I was walking by the room of some people that I know and I saw this. It was very startling. Sitting around it like a fireplace later that night, it was discovered that the thing had no name. It was then christened Methias, a very fitting name, I think. The bust walks a fine line between being really cool and just really weird. As it turns out, Methias is owned by the same person I saw wearing one of these, which also walk a very fine line between being really cool and just really gay. However, I played Risk with the guy for four or more hours last night and he’s alright. But I thought it was important to chronicle Methias.
To change topic completely and try to segue into a finale, we had the crappiest showerhead possible when we moved in. It’s one of those ones that sprays water in a ring, but not in the center. Terrible design. You have to run around in the shower just to get wet, which is hard in a shower stall. Fortunately, Lowe’s was able to help us out in the matter. While we were there shopping for a new head, we saw the one currently installed for two dollars.
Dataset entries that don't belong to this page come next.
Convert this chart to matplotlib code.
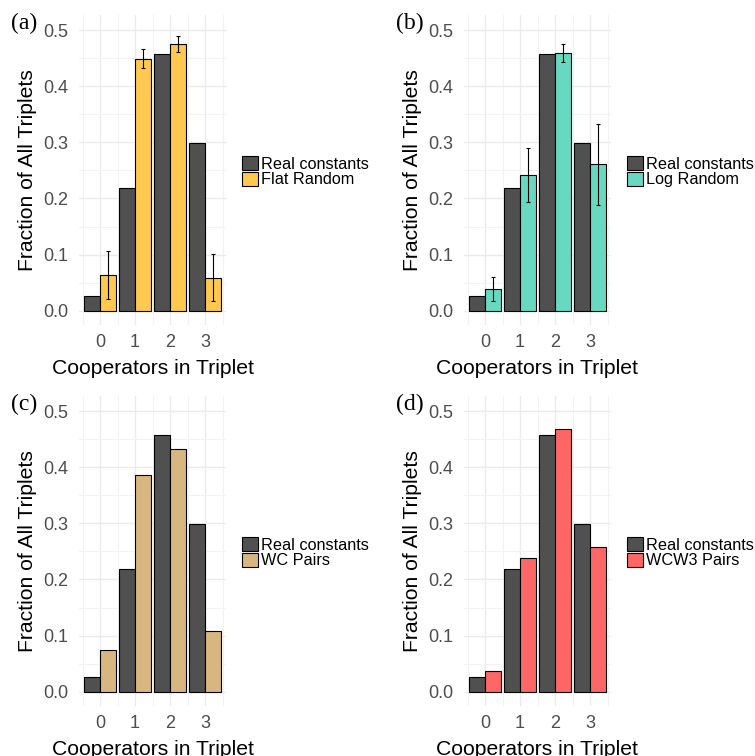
import matplotlib
matplotlib.use("Agg")
import matplotlib.pyplot as plt
import numpy as np

plt.rcParams['font.family'] = ['Liberation Sans', 'DejaVu Sans']

cooperators = [0, 1, 2, 3]
real_constants = [0.026, 0.219, 0.457, 0.298]

flat_random = [0.063, 0.449, 0.475, 0.059]
flat_lo = [0.021, 0.433, 0.461, 0.017]
flat_hi = [0.107, 0.466, 0.489, 0.101]

log_random = [0.038, 0.241, 0.460, 0.261]
log_lo = [0.017, 0.193, 0.443, 0.188]
log_hi = [0.060, 0.290, 0.476, 0.332]

wc_pairs = [0.075, 0.386, 0.432, 0.108]
wcw3_pairs = [0.036, 0.238, 0.468, 0.257]

W, H = 755, 756
fig = plt.figure(figsize=(W / 100, H / 100), dpi=100)

panels = [
    ("(a)", "Flat Random", flat_random, flat_lo, flat_hi, "#FFC84F", 79, 15, 11),
    ("(b)", "Log Random", log_random, log_lo, log_hi, "#66D9C0", 464, 15, 396),
    ("(c)", "WC Pairs", wc_pairs, None, None, "#D8B67F", 79, 396, 11),
    ("(d)", "WCW3 Pairs", wcw3_pairs, None, None, "#FF6666", 464, 396, 396),
]

x = np.array(cooperators)
bw = 0.45
for tag, name, vals, lo, hi, col, left, top, tagx in panels:
    ax = fig.add_axes([left / W, 1 - (top + 310) / H, 147 / W, 310 / H])
    ax.set_xlim(-0.6, 3.6)
    ax.set_ylim(-0.0255, 0.527)
    ax.set_xticks(x)
    ax.set_xticks([-0.5, 0.5, 1.5, 2.5, 3.5], minor=True)
    ax.set_yticks([0, 0.1, 0.2, 0.3, 0.4, 0.5])
    ax.set_yticks([0.05, 0.15, 0.25, 0.35, 0.45], minor=True)
    ax.grid(True, which='major', color='#ebebeb', lw=1.0, zorder=0)
    ax.grid(True, which='minor', color='#f2f2f2', lw=0.8, zorder=0)
    ax.set_axisbelow(True)
    for s in ax.spines.values():
        s.set_visible(False)
    ax.tick_params(which='both', length=0, labelsize=13, labelcolor='#4d4d4d')
    ax.tick_params(axis='x', pad=6.5)
    ax.tick_params(axis='y', pad=7.5)
    ax.set_yticklabels(["0.0", "0.1", "0.2", "0.3", "0.4", "0.5"])
    ax.bar(x - bw / 2, real_constants, bw, color='#505050', edgecolor='black',
           lw=0.8, label='Real constants', zorder=2)
    ax.bar(x + bw / 2, vals, bw, color=col, edgecolor='black', lw=0.8,
           label=name, zorder=2)
    if lo is not None:
        err = [np.array(vals) - np.array(lo), np.array(hi) - np.array(vals)]
        ax.errorbar(x + bw / 2, vals, yerr=err, fmt='none', ecolor='black',
                    elinewidth=0.8, capsize=1.6, capthick=0.8, zorder=3)
    ax.set_xlabel("Cooperators in Triplet", fontsize=15.2, labelpad=6)
    ax.set_ylabel("Fraction of All Triplets", fontsize=15.2, labelpad=5)
    ax.legend(loc='center left', bbox_to_anchor=(1.11, 0.494), frameon=False,
              fontsize=11.7, handlelength=1.0, handleheight=0.95,
              labelspacing=0.0, borderpad=0, handletextpad=0.15,
              borderaxespad=0)
    fig.text(tagx / W, 1 - (top + 8) / H, tag, fontsize=17,
             family=['Liberation Serif', 'DejaVu Serif'], va='center', ha='left')

fig.savefig("out.png", dpi=100, facecolor='white')
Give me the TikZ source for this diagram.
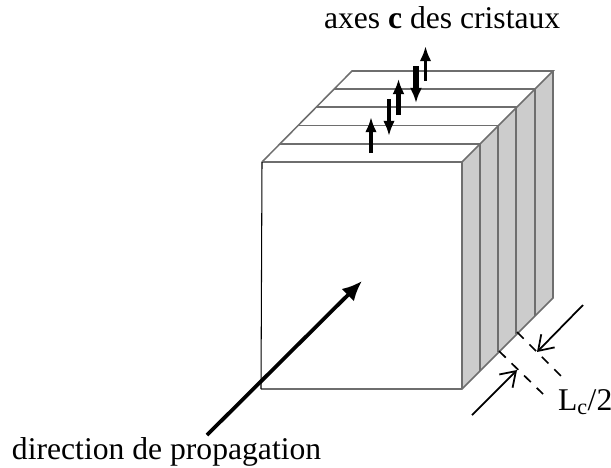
\documentclass[tikz,border=0pt]{standalone}
\usepackage{fontspec}
\usepackage{xcolor}
\usetikzlibrary{arrows.meta}
\setmainfont{Liberation Serif}
\definecolor{SlabGray}{HTML}{CCCCCC}
\definecolor{EdgeGray}{HTML}{6E6E6E}
\begin{document}
\begin{tikzpicture}[x=0.03cm, y=-0.03cm, font=\fontsize{27}{30}\selectfont,
  edge/.style={draw=EdgeGray, line width=1.3pt},
  caption/.style={anchor=base west, inner sep=0pt, outer sep=0pt},
  thickarr/.style={-{Latex[length=13pt,width=10.5pt]}, line width=4.6pt, black},
  thinarr/.style={-{Latex[length=13pt,width=10pt]}, line width=3.3pt, black},
  propag/.style={-{Latex[length=17pt,width=15pt]}, line width=3.2pt, black},
  openarr/.style={-{Straight Barb[length=12pt,width=16pt]}, line width=1.5pt, black},
  dimline/.style={dash pattern=on 8pt off 7pt, line width=1.4pt, black}]
\useasboundingbox (0,0) rectangle (611,467);

\fill[SlabGray] (462,162) -- (553,71) -- (553,298) -- (462,389) -- cycle;
\draw[edge] (262,162) -- (352,71) -- (553,71) -- (462,162);
\draw[edge] (553,71) -- (553,298) -- (462,389) -- (261,389);
\draw[edge] (262,162) -- (462,162) -- (462,389);
\draw[line width=0.9pt, black] (262,162) -- (261,389);

\draw[edge] (280,144) -- (480,144) -- (480,371);
\draw[edge] (298,125.5) -- (498,125.5) -- (498,352);
\draw[edge] (316,107) -- (516,107) -- (516,334);
\draw[edge] (334,89) -- (535,89) -- (535,316);

\coordinate (c1a) at (371,153);
\coordinate (c1b) at (371,117);
\coordinate (c2a) at (389,99);
\coordinate (c2b) at (389,136);
\coordinate (c3a) at (398.5,115);
\coordinate (c3b) at (398.5,79);
\coordinate (c4a) at (416,66);
\coordinate (c4b) at (416,103);
\coordinate (c5a) at (425.5,81);
\coordinate (c5b) at (425.5,46);
\draw[thinarr] (c1a) -- (c1b);
\draw[thinarr] (c2a) -- (c2b);
\draw[thickarr] (c3a) -- (c3b);
\draw[thickarr] (c4a) -- (c4b);
\draw[thinarr] (c5a) -- (c5b);

\coordinate (dir0) at (207,435);
\coordinate (dir1) at (362,281);
\draw[propag] (dir0) -- (dir1);

\coordinate (d1a) at (499,351);
\coordinate (d1b) at (543,394);
\coordinate (d2a) at (517,332);
\coordinate (d2b) at (562,377);
\draw[dimline] (d1a) -- (d1b);
\draw[dimline] (d2a) -- (d2b);

\coordinate (o1a) at (472,415);
\coordinate (o1b) at (517,370);
\coordinate (o2a) at (583,305);
\coordinate (o2b) at (537,352);
\draw[openarr] (o1a) -- (o1b);
\draw[openarr] (o2a) -- (o2b);

\node[caption] (axes) at (324,28) {axes \textbf{c} des cristaux};
\node[caption] (propagation) at (12,459) {direction de propagation};
\node[caption] (period) at (558,410) {L\textsubscript{c}/2};
\end{tikzpicture}
\end{document}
And, while most showerheads come in some variety of attractive packaging, these were in plastic bags in a big cardboard bin. So cheap. Anyway, the new one is fantastic. I’m not sure how much the maintenance people are going to like it, but we’re not going to say anything about it, so they might not notice. I called my dad to ask him about showerheads, and he said that sometimes it’s easier to get forgiveness than permission. In fact, I think I’ll go use that new showerhead now. And then I’m going to eat, because I haven’t eaten in like seventeen hours and I’m wasting away.
August 21st, 2004 at 4:15 pm
Grats on bereting your ‘mate into lettin’ ya’ll use the TV. But remember, it ain’t HD unless you’ve got the HD service.
August 24th, 2004 at 7:51 pm
He wears a Utilikilt?! (yes, I checked the link; you know we can’t find anything unless you provide a link on your site) That is not just a fine line…that is gay.
Unless Mathias is a priceless heirloom I expect to see many more pictures of it used in practical jokes.
August 28th, 2004 at 7:40 pm
I’ve seen many the man wearing utilikilts lately, it’s becoming pretty frightening to see a guy walking down the street in a skirt as if nothing were amiss…
February 8th, 2005 at 2:34 am
Pushover eh? Well then, perhaps an anonymous man that I shall call “Martin” might have to summon some “demonic forces of eternal abyssal evil” for such insubbordination! Oh wait… where would I sleep if it was in my room?